Les règlementations tarifaires faisaient que Cuba en était réduite à exporter tout son sucre brut vers les raffineries nord-américaines, tandis que les taxes faisaient obstacle à son commerce traditionnel avec l’Europe. Monoproducteur, le pays était dans l’obligation d’importer tous ses biens de consommation.

« La Protesta de los Trece » (La Protestation des Treize) est un antécédent du Groupe Minorista qui avait élaboré, dans son programme, un projet pour le pays. La perspective avant-gardiste intégrait la transformation des langages artistiques et la revendication des valeurs les plus authentiques de la nation. L’histoire et la culture étaient intimement liées. Il fallait apprendre de l’avant-garde européenne ce qui était le plus utile pour contribuer à la redécouverte de ce que nous sommes, tout en favorisant un dialogue intense avec l’Amérique Latine.

Au Mexique, la Révolution agraire et antiimpérialiste faisait d’un rêve émancipateur une réalité tangible. En charge de la culture, dans sa période la plus lucide, José Vasconcelos avait appelé les peintres à laisser leur empreinte sur tous les murs disponibles et à sortir du confinement des espaces privés. Diego Rivera et José Clemente Orozco avaient exposé au grand jour les visages, jusqu’alors invisibles, des porteurs des cultures indigènes d’une très grande richesse de notre continent.

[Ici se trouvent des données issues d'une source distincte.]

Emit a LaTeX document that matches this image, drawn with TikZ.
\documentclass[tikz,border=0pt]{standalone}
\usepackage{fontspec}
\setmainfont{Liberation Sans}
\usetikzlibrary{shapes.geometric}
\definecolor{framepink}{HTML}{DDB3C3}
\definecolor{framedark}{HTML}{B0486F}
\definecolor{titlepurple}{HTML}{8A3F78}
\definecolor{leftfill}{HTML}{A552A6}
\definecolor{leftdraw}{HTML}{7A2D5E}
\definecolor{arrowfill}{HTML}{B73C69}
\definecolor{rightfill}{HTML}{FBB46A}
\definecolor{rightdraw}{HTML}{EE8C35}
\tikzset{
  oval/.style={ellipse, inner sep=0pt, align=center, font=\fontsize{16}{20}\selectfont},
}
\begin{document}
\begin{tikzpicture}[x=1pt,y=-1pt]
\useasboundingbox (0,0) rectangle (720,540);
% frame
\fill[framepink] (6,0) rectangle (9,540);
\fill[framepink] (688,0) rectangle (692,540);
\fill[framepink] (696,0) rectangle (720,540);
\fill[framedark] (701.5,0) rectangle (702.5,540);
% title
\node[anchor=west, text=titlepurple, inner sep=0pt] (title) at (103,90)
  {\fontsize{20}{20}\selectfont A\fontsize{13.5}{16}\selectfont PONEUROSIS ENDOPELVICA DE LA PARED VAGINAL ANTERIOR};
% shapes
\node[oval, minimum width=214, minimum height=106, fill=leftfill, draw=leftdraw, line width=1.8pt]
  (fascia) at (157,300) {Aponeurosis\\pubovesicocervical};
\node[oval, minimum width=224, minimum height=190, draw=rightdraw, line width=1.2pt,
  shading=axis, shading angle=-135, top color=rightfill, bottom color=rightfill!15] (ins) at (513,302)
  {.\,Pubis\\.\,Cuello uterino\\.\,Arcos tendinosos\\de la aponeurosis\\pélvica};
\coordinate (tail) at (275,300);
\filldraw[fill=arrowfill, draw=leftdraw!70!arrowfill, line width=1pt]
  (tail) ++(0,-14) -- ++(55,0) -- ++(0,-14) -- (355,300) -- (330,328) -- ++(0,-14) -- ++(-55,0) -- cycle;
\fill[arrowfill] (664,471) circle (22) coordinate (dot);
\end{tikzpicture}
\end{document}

Dans un dialogue créatif avec les outils de la pensée marxiste, sur les terres du sud, José Carlos Mariategui avait entrepris d’étudier les problèmes du Pérou. Les Cubains ont établi avec lui une relation fructueuse, ils ont échangé des publications, diffusé leurs idées, et à l’occasion de sa mort, la Revista de Avance lui a rendu un hommage respectueux. Cependant, sur l’Île, les évènements se sont précipités.

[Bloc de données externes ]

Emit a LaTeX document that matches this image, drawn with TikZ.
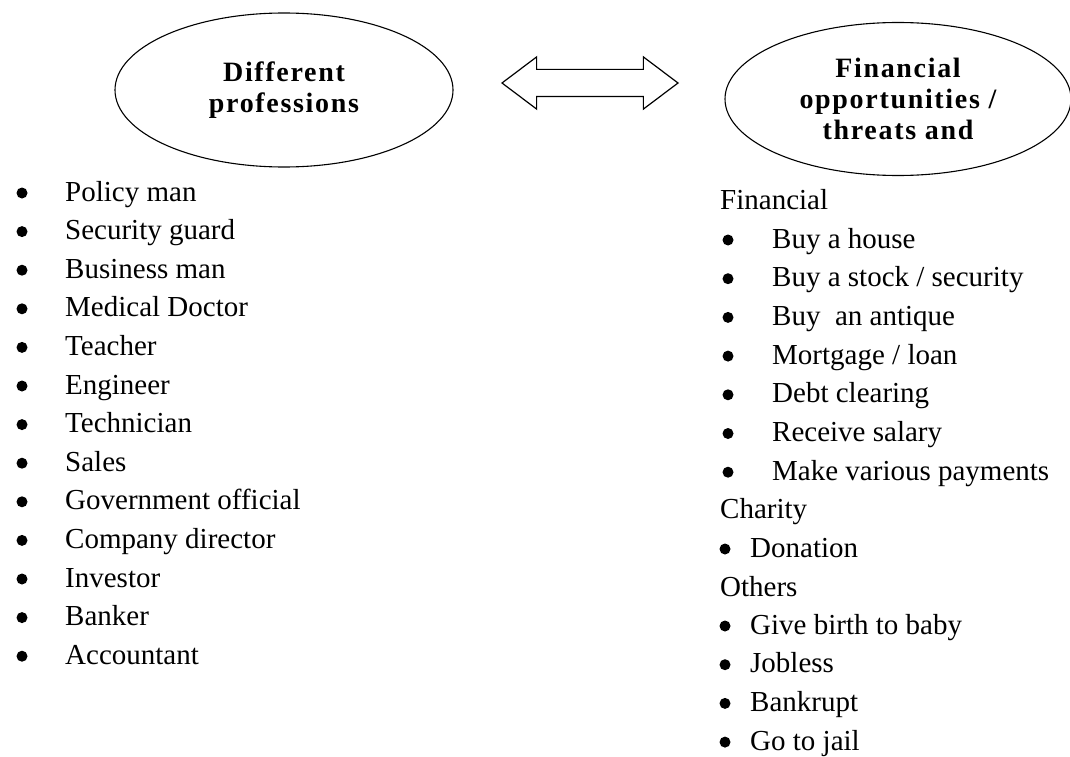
\documentclass[tikz,border=0pt]{standalone}
\usepackage{fontspec}
\setmainfont{Liberation Serif}[BoldFont={Liberation Serif Bold}]
\usetikzlibrary{shapes.geometric,shapes.arrows}
\tikzset{
  bubble/.style={ellipse,draw,line width=1.1pt,align=center,
    font=\bfseries\fontsize{28}{31}\selectfont\addfontfeatures{LetterSpace=6}},
  item/.style={anchor=base west,inner sep=0pt,font=\fontsize{29}{35}\selectfont},
  bul/.style={shape=circle,fill=black,inner sep=0pt,minimum size=11pt}
}
\begin{document}
\begin{tikzpicture}[x=1pt,y=-1pt]
\useasboundingbox (0,0) rectangle (1070,757);
% the two ellipses and the link between them
\node[bubble,minimum width=338pt,minimum height=154pt] (prof) at (284,90) {Different\\professions};
\node[bubble,minimum width=346pt,minimum height=153pt] (fin) at (898,99) {Financial\\opportunities /\\threats and};
\node[double arrow,draw,line width=1.2pt,minimum height=176pt,inner sep=13pt,
  double arrow head extend=12.5pt,double arrow tip angle=74] (link) at (590,83) {};
% left list
\foreach \t [count=\i from 0] in {Policy man,Security guard,Business man,Medical Doctor,Teacher,Engineer,Technician,Sales,Government official,Company director,Investor,Banker,Accountant}{
  \node[bul] (jb\i) at (22,{193+38.6*\i}) {};
  \node[item] (job\i) at (65,{201+38.6*\i}) {\t};
}
% right list
\node[item] (hfin) at (720,209) {Financial};
\foreach \t [count=\i from 0] in {Buy a house,Buy a stock / security,Buy\ \ an antique,Mortgage / loan,Debt clearing,Receive salary,Make various payments}{
  \node[bul] (fb\i) at (728,{240+38.7*\i}) {};
  \node[item] (fi\i) at (772,{248+38.7*\i}) {\t};
}
\node[item] (hchar) at (720,518) {Charity};
\node[bul] (cb) at (725,549) {};
\node[item] (ci) at (750,557) {Donation};
\node[item] (hoth) at (720,596) {Others};
\foreach \t [count=\i from 0] in {Give birth to baby,Jobless,Bankrupt,Go to jail}{
  \node[bul] (ob\i) at (725,{626+38.7*\i}) {};
  \node[item] (oi\i) at (750,{634+38.7*\i}) {\t};
}
\end{tikzpicture}
\end{document}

Le dernier numéro de la Revista de Avance portait lui-même une date qui donnait la mesure de la gravité de la situation : le 30 septembre 1930, jour de la mort de Rafael Trejo, tué d’une balle lors d’une manifestation étudiante contre Machado. Instigateur de « La Protesta de los Trece » et du Groupe « Minorista », Rubén Martinez Villena s’était engagé dans la lutte révolutionnaire qui allait dévorer totalement ses poumons blessés. A plus d’un titre, ce que Juan Marinello a appelé la « década crítica » (décennie critique) avait laissé un bilan prometteur.
On bâtit l’avenir à partir d’une connaissance approfondie de notre identité par le biais de la recherche et d’une création artistique libre de toute entrave et de servitudes mimétiques. C’est de la conjonction de ces deux missions qu’est née la reconnaissance de la contribution africaine à la construction de ce que nous sommes, au-delà de notre couleur de peau.

Telle a été l’implication de Roldán y Cartula dans la musique, la poésie de José Z. Tallet, de Regino Pedroso, et surtout de l’œuvre de Nicolás Guillén. Par ailleurs, le sauvetage de la pensée de José Marti avait commencé. De même, Fernando Ortiz était passé de son intérêt pour l’univers de « la mauvaise vie », en tant que pénaliste de formation lombrosienne, à la position d’impartialité du chercheur ethnographe. De la même façon, l’historien Ramiro Guerra avait publié en 1928 « Sucre et population aux Antilles » (Azúcar y población en las Antillas).

L’Histoire de notre XXème siècle s’inscrit dans un processus complexe qui émane de l’application de l’expérimentation néocoloniale. Son analyse nécessite d’aborder l’indépendance des acteurs économiques et sociaux et de tous ceux qui s’inscrivent dans l’univers intangible de la subjectivité, tels que la mémoire vivante, le fonctionnement des confrontations politiques et la construction de ce que nous sommes. La Moncada a été la semence salvatrice des rêves et la réaffirmation de l’ancien espoir. Je reviendrai prochainement sur ce sujet.